Glossary terms in this module
home Where it’s used
Home has different meanings from the interpersonal to national levels, be they imagined connections or physical spaces. It represents a lived space of growth and conflict and a geographical place where one belongs as a family and community within a village, city, or country.
Lanexang Village Where it’s used
A small rural Lao neighborhood in Broussard (Iberia Parish), Louisiana, with about fifty-seven homes, and more than four hundred Laotians reside in the community. The enclave includes three streets named after major cities in Laos, the main road, Champa, and a nearby temple known as Wat Thammarattanaram. Today, Lanexang Village continues to preserve Laotian traditions by hosting the annual Lao New Year.
Lao New Year Where it’s used
A traditional celebration held in mid-April that marks the beginning of the Lao lunar year, which includes water rituals, cultural performances, and festive gatherings to honor Lao heritage and community.

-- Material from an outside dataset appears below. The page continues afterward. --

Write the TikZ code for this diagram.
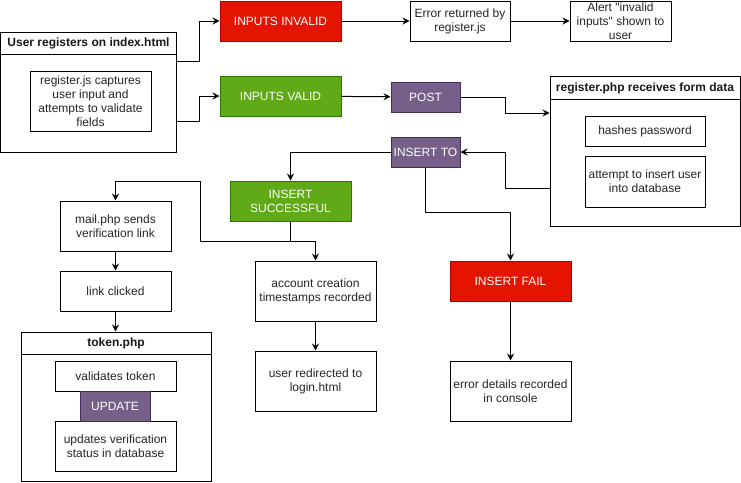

Laotian American Where it’s used
Americans who trace their ancestry to Laos.
refuge Where it’s used
An active and ongoing process by Laotian American communities to reclaim agency and create spaces of belonging despite experiencing displacement.
refugee Where it’s used
A person forced to flee their country due to persecution, war, or violence, and is unable to return due to a well-founded fear of persecution. This is a legal term defined by the United Nations 1951 Refugee Convention, and supplemented by its 1967 Protocol.
1.5 generation Where it’s used
Individuals who came to the United States as children. They are “stuck” between two cultures, having to navigate a dual identity. They have memories and a connection to the homeland and have to assimilate in the new country.